= Lionel D'Ade =

West Indian cricketer

Lionel Smythe D'Ade (c. 1875 in Trinidad - unknown) was a West Indian cricketer who toured with the first West Indian touring side to England in 1900.

==Biography==
He made his debut in important matches for Trinidad against British Guiana in the 1895-96 Inter-Colonial Tournament. In 1896-97 he played for Trinidad against both Lord Hawke's team and Priestley's side as well as representing the combined West Indies against Priestley's XI. He impressed with 55 against Lord Hawke and then 140* against Priestley, an innings in which he went in at 7-1 and took the score from 148-8 and 178-9 to 284 all out with help from Float Woods and Stephen Rudder.

He was described before the 1900 tour as "Not now up to his usual form; steady bat and good field". However he "did little or nothing until the very end of the tour". He played just twice in the first ten games scoring only 10 runs.
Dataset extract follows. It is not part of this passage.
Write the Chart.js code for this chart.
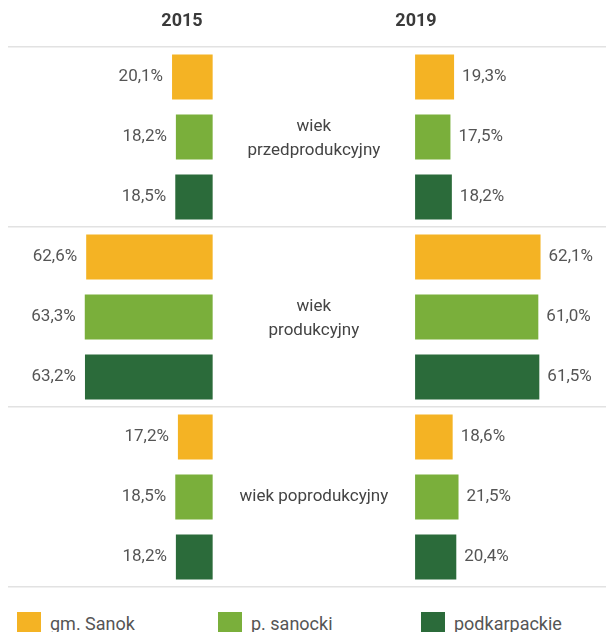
<!DOCTYPE html>
<html>
<head>
<meta charset="utf-8">
<script src="https://cdn.jsdelivr.net/npm/chart.js@4.4.1/dist/chart.umd.min.js"></script>
<style>
    body { margin: 0; background: #fff; font-family: Roboto, sans-serif; }
    #wrap { position: relative; width: 606px; height: 632px; overflow: hidden; }
    #chart { position: absolute; left: 0; top: 0; }
    .year { position: absolute; top: 9px; font-weight: bold; font-size: 18px; color: #3a3a3a; transform: translateX(-50%); }
    .item { position: absolute; top: 612px; display: flex; align-items: flex-start; font-size: 18px; color: #555; }
    .item .box { width: 24px; height: 24px; margin-right: 9px; }
    .item .txt { line-height: 24px; }
</style>
</head>
<body>
<div id="wrap">
    <canvas id="chart" width="606" height="600"></canvas>
    <div class="year" style="left:182px">2015</div>
    <div class="year" style="left:416px">2019</div>
</div>
<script>
// age groups (rows)
var categories = [['wiek', 'przedprodukcyjny'], ['wiek', 'produkcyjny'], ['wiek poprodukcyjny']];
var series = ['gm. Sanok', 'p. sanocki', 'podkarpackie'];
var colors = ['#F4B324', '#7AAF3B', '#2B6B3A'];

// shares in %, per series, per age group
var gmSanok2015 = [20.1, 62.6, 17.2];
var pSanocki2015 = [18.2, 63.3, 18.5];
var podkarpackie2015 = [18.5, 63.2, 18.2];

var gmSanok2019 = [19.3, 62.1, 18.6];
var pSanocki2019 = [17.5, 61.0, 21.5];
var podkarpackie2019 = [18.2, 61.5, 20.4];

var values2015 = [gmSanok2015, pSanocki2015, podkarpackie2015];
var values2019 = [gmSanok2019, pSanocki2019, podkarpackie2019];

// half of the empty middle column, in % units
var GAP = 50.1;

var datasets = [];
series.forEach(function (name, i) {
    datasets.push({
        label: name,
        year: '2015',
        vals: values2015[i],
        data: values2015[i].map(function (v) { return [-GAP - v, -GAP]; }),
        backgroundColor: colors[i],
        stack: 's' + i
    });
    datasets.push({
        label: name,
        year: '2019',
        vals: values2019[i],
        data: values2019[i].map(function (v) { return [GAP, GAP + v]; }),
        backgroundColor: colors[i],
        stack: 's' + i
    });
});

function fmt(v) {
    return v.toFixed(1).replace('.', ',') + '%';
}

var labelPlugin = {
    id: 'labelPlugin',
    afterDatasetsDraw: function (chart) {
        var ctx = chart.ctx;
        ctx.save();
        ctx.textBaseline = 'middle';
        ctx.font = '17px Roboto';
        ctx.fillStyle = '#555';
        chart.data.datasets.forEach(function (ds, di) {
            var meta = chart.getDatasetMeta(di);
            meta.data.forEach(function (el, k) {
                var lo = Math.min(el.x, el.base);
                var hi = Math.max(el.x, el.base);
                if (ds.year === '2015') {
                    ctx.textAlign = 'right';
                    ctx.fillText(fmt(ds.vals[k]), lo - 9, el.y);
                } else {
                    ctx.textAlign = 'left';
                    ctx.fillText(fmt(ds.vals[k]), hi + 8, el.y);
                }
            });
        });
        // age group names in the middle column
        var cx = chart.scales.x.getPixelForValue(0);
        ctx.textAlign = 'center';
        ctx.font = '17px Roboto';
        ctx.fillStyle = '#444';
        categories.forEach(function (lines, i) {
            var cy = chart.scales.y.getPixelForValue(i);
            var n = lines.length;
            lines.forEach(function (t, j) {
                ctx.fillText(t, cx, cy + (j - (n - 1) / 2) * 24 + (n > 1 ? 2 : 0));
            });
        });
        ctx.restore();
    }
};

var chart = new Chart(document.getElementById('chart').getContext('2d'), {
    type: 'bar',
    data: {
        labels: categories.map(function (c) { return c.join(' '); }),
        datasets: datasets
    },
    options: {
        indexAxis: 'y',
        responsive: false,
        animation: false,
        categoryPercentage: 1,
        barPercentage: 0.75,
        layout: { padding: { top: 47, bottom: 13, left: 8, right: 0 } },
        scales: {
            x: { display: false, min: -151.4, max: 144.6 },
            y: {
                offset: true,
                ticks: { display: false },
                border: { display: false },
                grid: { offset: true, drawTicks: false, color: '#e2e2e2', lineWidth: 1.5 }
            }
        },
        plugins: {
            legend: { display: false },
            tooltip: { enabled: false }
        }
    },
    plugins: [labelPlugin]
});

// legend
var legendLeft = [17, 218, 421];
series.forEach(function (name, i) {
    var item = document.createElement('div');
    item.className = 'item';
    item.style.left = legendLeft[i] + 'px';
    item.innerHTML = '<span class="box" style="background:' + colors[i] + '"></span><span class="txt">' + name + '</span>';
    document.getElementById('wrap').appendChild(item);
});
</script>
</body>
</html>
His one substantial innings was 68* in the very last match against Norfolk.

Returning from the 1900 tour to England he played a number of matches for Trinidad and was chosen for the combined West Indies team against Bennett's side in 1901-02 but scored just 0 and 9. His final first class matches were for Trinidad against a weak Jamaica side in 1905. He was never able to repeat the impressive performances of 1896-97.